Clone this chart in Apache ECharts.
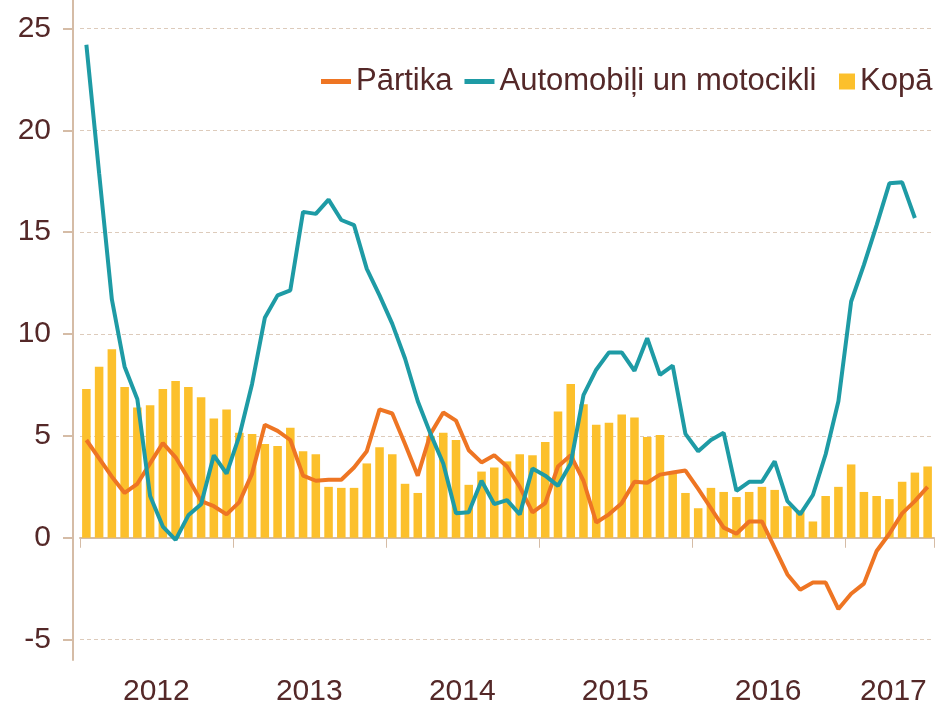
<!DOCTYPE html>
<html>
<head>
<meta charset="utf-8">
<script src="https://cdn.jsdelivr.net/npm/echarts@6/dist/echarts.min.js"></script>
<style>
  html, body { margin: 0; padding: 0; background: #ffffff; }
  #chart { width: 940px; height: 708px; }
</style>
</head>
<body>
<div id="chart"></div>
<script>
// Months Jan 2012 – Jul 2017
const years = [2012, 2013, 2014, 2015, 2016, 2017];
const categories = [];
years.forEach(function (y) {
  for (let m = 1; m <= 12; m++) {
    if (y === 2017 && m > 7) break;
    categories.push(y + '-' + (m < 10 ? '0' + m : m));
  }
});

const yTickValues = [-5, 0, 5, 10, 15, 20, 25];

// Kopā (bars)
const kopa = [7.3, 8.4, 9.25, 7.4, 6.4, 6.5, 7.3, 7.7, 7.4, 6.9,
  5.85, 6.3, 5.15, 5.1, 4.6, 4.5, 5.4, 4.25, 4.1, 2.5,
  2.45, 2.45, 3.65, 4.45, 4.1, 2.65, 2.2, 5.0, 5.15, 4.8,
  2.6, 3.25, 3.45, 3.75, 4.1, 4.05, 4.7, 6.2, 7.55, 6.55,
  5.55, 5.65, 6.05, 5.9, 4.95, 5.05, 3.2, 2.2, 1.45, 2.45,
  2.25, 2.0, 2.25, 2.5, 2.35, 1.55, 1.35, 0.8, 2.05, 2.5,
  3.6, 2.25, 2.05, 1.9, 2.75, 3.2, 3.5];

// Pārtika (orange line)
const partika = [4.8, 3.9, 3.0, 2.2, 2.65, 3.65, 4.65, 3.95, 2.9, 1.8,
  1.55, 1.15, 1.75, 3.15, 5.55, 5.25, 4.8, 3.05, 2.8, 2.85,
  2.85, 3.45, 4.25, 6.3, 6.1, 4.6, 3.05, 5.1, 6.15, 5.75,
  4.3, 3.7, 4.05, 3.5, 2.5, 1.25, 1.7, 3.5, 4.05, 2.8,
  0.75, 1.15, 1.7, 2.75, 2.7, 3.1, 3.2, 3.3, 2.4, 1.45,
  0.5, 0.2, 0.8, 0.8, -0.5, -1.8, -2.55, -2.2, -2.2, -3.5,
  -2.75, -2.25, -0.65, 0.2, 1.2, 1.8, 2.5];

// Automobiļi un motocikli (teal line), Jan 2012 – Jun 2017
const auto = [24.2, 17.9, 11.7, 8.4, 6.8, 2.05, 0.55, -0.1, 1.1, 1.65,
  4.05, 3.15, 5.0, 7.55, 10.8, 11.9, 12.15, 16.0, 15.9, 16.6,
  15.6, 15.35, 13.2, 11.9, 10.5, 8.8, 6.7, 5.1, 3.65, 1.2,
  1.25, 2.8, 1.65, 1.85, 1.15, 3.4, 3.05, 2.55, 3.65, 7.0,
  8.25, 9.1, 9.1, 8.2, 9.8, 8.0, 8.45, 5.1, 4.25, 4.8,
  5.15, 2.3, 2.75, 2.75, 3.75, 1.8, 1.15, 2.1, 4.1, 6.7,
  11.6, 13.4, 15.35, 17.4, 17.45, 15.7];

const textColor = '#542828';
const axisColor = '#d5bca6';
const gridColor = '#ddcbbb';
const fontFamily = '"Liberation Sans", Arial, sans-serif';
const lineIcon = 'path://M0,0H30V5H0Z';

const chart = echarts.init(document.getElementById('chart'), null, { renderer: 'canvas' });

chart.setOption({
  animation: false,
  backgroundColor: '#ffffff',
  textStyle: { fontFamily: fontFamily },
  grid: { left: 80, right: 6, top: 0, bottom: 48, containLabel: false },
  legend: [
    {
      data: [
        { name: 'Pārtika', icon: lineIcon },
        { name: 'Automobiļi un motocikli', icon: lineIcon }
      ],
      left: 316, top: 61,
      itemWidth: 30, itemHeight: 16, itemGap: 12,
      textStyle: { fontSize: 31, color: textColor, fontFamily: fontFamily }
    },
    {
      data: [{ name: 'Kopā', icon: 'rect' }],
      left: 834, top: 61,
      itemWidth: 16, itemHeight: 16,
      textStyle: { fontSize: 31, color: textColor, fontFamily: fontFamily }
    }
  ],
  xAxis: {
    type: 'category',
    data: categories,
    boundaryGap: true,
    axisLine: { show: true, lineStyle: { color: axisColor, width: 2 } },
    axisTick: {
      show: true,
      interval: function (i) { return i % 12 === 0; },
      length: 10,
      lineStyle: { color: axisColor, width: 1 }
    },
    axisLabel: {
      interval: function (i) { return i % 12 === 6 || i === 63; },
      margin: 17,
      color: textColor,
      fontSize: 30,
      formatter: function (v, i) {
        const y = v.slice(0, 4);
        return (i === 63 ? '{b|' : '{a|') + y + '}';
      },
      rich: {
        a: { fontSize: 30, color: textColor, fontFamily: fontFamily, padding: [0, 13, 0, 0] },
        b: { fontSize: 30, color: textColor, fontFamily: fontFamily, padding: [0, 0, 0, 8] }
      }
    },
    splitLine: { show: false }
  },
  yAxis: {
    type: 'value',
    min: -6,
    max: 26.4,
    offset: 7,
    axisLine: { show: true, lineStyle: { color: axisColor, width: 2 } },
    axisTick: { show: true, length: 10, customValues: yTickValues, lineStyle: { color: axisColor, width: 2 } },
    axisLabel: { customValues: yTickValues, margin: 22, color: textColor, fontSize: 30, fontFamily: fontFamily },
    splitLine: { show: true, lineStyle: { color: gridColor, type: [4, 3], width: 1 } }
  },
  series: [
    {
      name: 'Pārtika',
      type: 'line',
      data: partika,
      symbol: 'none',
      z: 3,
      lineStyle: { color: '#ee7523', width: 4 },
      itemStyle: { color: '#ee7523' }
    },
    {
      name: 'Automobiļi un motocikli',
      type: 'line',
      data: auto,
      symbol: 'none',
      z: 4,
      lineStyle: { color: '#1e9ba5', width: 4 },
      itemStyle: { color: '#1e9ba5' }
    },
    {
      name: 'Kopā',
      type: 'bar',
      data: kopa,
      z: 1,
      barWidth: '67%',
      itemStyle: { color: '#fcc02c' }
    }
  ]
});
</script>
</body>
</html>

━━━━━━━━━━━━━━━━━━━━━━━━━━━━━━

Print the listing above in full, exactly as written. Omit any pictures.

Clone this chart in Apache ECharts.
<!DOCTYPE html>
<html>
<head>
<meta charset="utf-8">
<script src="https://cdn.jsdelivr.net/npm/echarts@6/dist/echarts.min.js"></script>
<style>
  html, body { margin: 0; padding: 0; background: #ffffff; }
  #chart { width: 940px; height: 708px; }
</style>
</head>
<body>
<div id="chart"></div>
<script>
// Months Jan 2012 – Jul 2017
const years = [2012, 2013, 2014, 2015, 2016, 2017];
const categories = [];
years.forEach(function (y) {
  for (let m = 1; m <= 12; m++) {
    if (y === 2017 && m > 7) break;
    categories.push(y + '-' + (m < 10 ? '0' + m : m));
  }
});

const yTickValues = [-5, 0, 5, 10, 15, 20, 25];

// Kopā (bars)
const kopa = [7.3, 8.4, 9.25, 7.4, 6.4, 6.5, 7.3, 7.7, 7.4, 6.9,
  5.85, 6.3, 5.15, 5.1, 4.6, 4.5, 5.4, 4.25, 4.1, 2.5,
  2.45, 2.45, 3.65, 4.45, 4.1, 2.65, 2.2, 5.0, 5.15, 4.8,
  2.6, 3.25, 3.45, 3.75, 4.1, 4.05, 4.7, 6.2, 7.55, 6.55,
  5.55, 5.65, 6.05, 5.9, 4.95, 5.05, 3.2, 2.2, 1.45, 2.45,
  2.25, 2.0, 2.25, 2.5, 2.35, 1.55, 1.35, 0.8, 2.05, 2.5,
  3.6, 2.25, 2.05, 1.9, 2.75, 3.2, 3.5];

// Pārtika (orange line)
const partika = [4.8, 3.9, 3.0, 2.2, 2.65, 3.65, 4.65, 3.95, 2.9, 1.8,
  1.55, 1.15, 1.75, 3.15, 5.55, 5.25, 4.8, 3.05, 2.8, 2.85,
  2.85, 3.45, 4.25, 6.3, 6.1, 4.6, 3.05, 5.1, 6.15, 5.75,
  4.3, 3.7, 4.05, 3.5, 2.5, 1.25, 1.7, 3.5, 4.05, 2.8,
  0.75, 1.15, 1.7, 2.75, 2.7, 3.1, 3.2, 3.3, 2.4, 1.45,
  0.5, 0.2, 0.8, 0.8, -0.5, -1.8, -2.55, -2.2, -2.2, -3.5,
  -2.75, -2.25, -0.65, 0.2, 1.2, 1.8, 2.5];

// Automobiļi un motocikli (teal line), Jan 2012 – Jun 2017
const auto = [24.2, 17.9, 11.7, 8.4, 6.8, 2.05, 0.55, -0.1, 1.1, 1.65,
  4.05, 3.15, 5.0, 7.55, 10.8, 11.9, 12.15, 16.0, 15.9, 16.6,
  15.6, 15.35, 13.2, 11.9, 10.5, 8.8, 6.7, 5.1, 3.65, 1.2,
  1.25, 2.8, 1.65, 1.85, 1.15, 3.4, 3.05, 2.55, 3.65, 7.0,
  8.25, 9.1, 9.1, 8.2, 9.8, 8.0, 8.45, 5.1, 4.25, 4.8,
  5.15, 2.3, 2.75, 2.75, 3.75, 1.8, 1.15, 2.1, 4.1, 6.7,
  11.6, 13.4, 15.35, 17.4, 17.45, 15.7];

const textColor = '#542828';
const axisColor = '#d5bca6';
const gridColor = '#ddcbbb';
const fontFamily = '"Liberation Sans", Arial, sans-serif';
const lineIcon = 'path://M0,0H30V5H0Z';

const chart = echarts.init(document.getElementById('chart'), null, { renderer: 'canvas' });

chart.setOption({
  animation: false,
  backgroundColor: '#ffffff',
  textStyle: { fontFamily: fontFamily },
  grid: { left: 80, right: 6, top: 0, bottom: 48, containLabel: false },
  legend: [
    {
      data: [
        { name: 'Pārtika', icon: lineIcon },
        { name: 'Automobiļi un motocikli', icon: lineIcon }
      ],
      left: 316, top: 61,
      itemWidth: 30, itemHeight: 16, itemGap: 12,
      textStyle: { fontSize: 31, color: textColor, fontFamily: fontFamily }
    },
    {
      data: [{ name: 'Kopā', icon: 'rect' }],
      left: 834, top: 61,
      itemWidth: 16, itemHeight: 16,
      textStyle: { fontSize: 31, color: textColor, fontFamily: fontFamily }
    }
  ],
  xAxis: {
    type: 'category',
    data: categories,
    boundaryGap: true,
    axisLine: { show: true, lineStyle: { color: axisColor, width: 2 } },
    axisTick: {
      show: true,
      interval: function (i) { return i % 12 === 0; },
      length: 10,
      lineStyle: { color: axisColor, width: 1 }
    },
    axisLabel: {
      interval: function (i) { return i % 12 === 6 || i === 63; },
      margin: 17,
      color: textColor,
      fontSize: 30,
      formatter: function (v, i) {
        const y = v.slice(0, 4);
        return (i === 63 ? '{b|' : '{a|') + y + '}';
      },
      rich: {
        a: { fontSize: 30, color: textColor, fontFamily: fontFamily, padding: [0, 13, 0, 0] },
        b: { fontSize: 30, color: textColor, fontFamily: fontFamily, padding: [0, 0, 0, 8] }
      }
    },
    splitLine: { show: false }
  },
  yAxis: {
    type: 'value',
    min: -6,
    max: 26.4,
    offset: 7,
    axisLine: { show: true, lineStyle: { color: axisColor, width: 2 } },
    axisTick: { show: true, length: 10, customValues: yTickValues, lineStyle: { color: axisColor, width: 2 } },
    axisLabel: { customValues: yTickValues, margin: 22, color: textColor, fontSize: 30, fontFamily: fontFamily },
    splitLine: { show: true, lineStyle: { color: gridColor, type: [4, 3], width: 1 } }
  },
  series: [
    {
      name: 'Pārtika',
      type: 'line',
      data: partika,
      symbol: 'none',
      z: 3,
      lineStyle: { color: '#ee7523', width: 4 },
      itemStyle: { color: '#ee7523' }
    },
    {
      name: 'Automobiļi un motocikli',
      type: 'line',
      data: auto,
      symbol: 'none',
      z: 4,
      lineStyle: { color: '#1e9ba5', width: 4 },
      itemStyle: { color: '#1e9ba5' }
    },
    {
      name: 'Kopā',
      type: 'bar',
      data: kopa,
      z: 1,
      barWidth: '67%',
      itemStyle: { color: '#fcc02c' }
    }
  ]
});
</script>
</body>
</html>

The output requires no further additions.